George Evans speaks to ARHS students
AMHERST – George Evans was 15 when he joined the merchant marine. The first ship he served on was torpedoed by a U-boat. He spent nine days on a lifeboat in the Atlantic Ocean before being rescued. And Grade 11 history students at ARHS got to hear his story first-hand on Jan. 14 in a one-hour presentation organized by Remembering Canada’s Heroes.
Bill Green, an organizer with the group, wants to see a high school curriculum change in the Maritimes. He said the broad scope of history currently taught to our students leaves too little time for major conflicts (he thinks the first and second world wars get just 25 minutes each). He’d like to see a compulsory course on Canada in the 20th century instituted.
Remembering Canada’s Heroes has been trying to preserve military history in the interim.
“We’ve just started (here) this fall,” said Green.
They’re trying to do a one-hour lesson in each of the area’s schools. Green said they hope to expand into Halifax and eventually the valley. A similar program has been running in Ontario since 2004.
The curator of the Nova Scotia Highlanders Regimental Museum, Ray Coulson, said it’s a chance to introduce students to the museum as well, and the collection of artifacts it contains.
The presentation was made to Stephen Blum’s class.
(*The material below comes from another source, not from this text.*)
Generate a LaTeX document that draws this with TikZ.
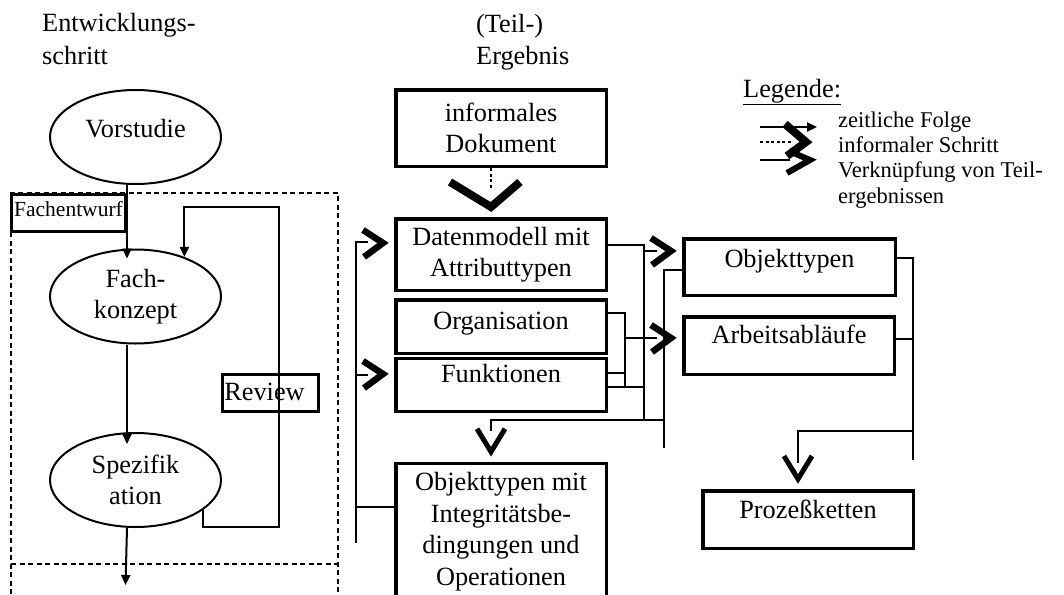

Blum said he was contacted by Green about coming into the school.
“Sometimes some people might prefer that we talked about (war) less,” said Blum. But the history teacher thinks talking about war now contributes to securing peace in the future.
Evans is 86 now. His voice thickened with emotion at times as he spoke to the class. His words weren’t always clear, but the ones that emerged hinted at a rich tale: two trips to Russia, including nine months on that nation’s north coast waiting for escort ships; a reunion with a mother and sister who thought he’d been lost at sea; mutiny on one of the lifeboats that survived the sinking of his first vessel. His story has been collected in a book, Through the Corridors of Hell, but Monday morning ARHS students got to see the old man who was younger than them when he signed up, stepped aboard and embarked on four years that evoke emotion still.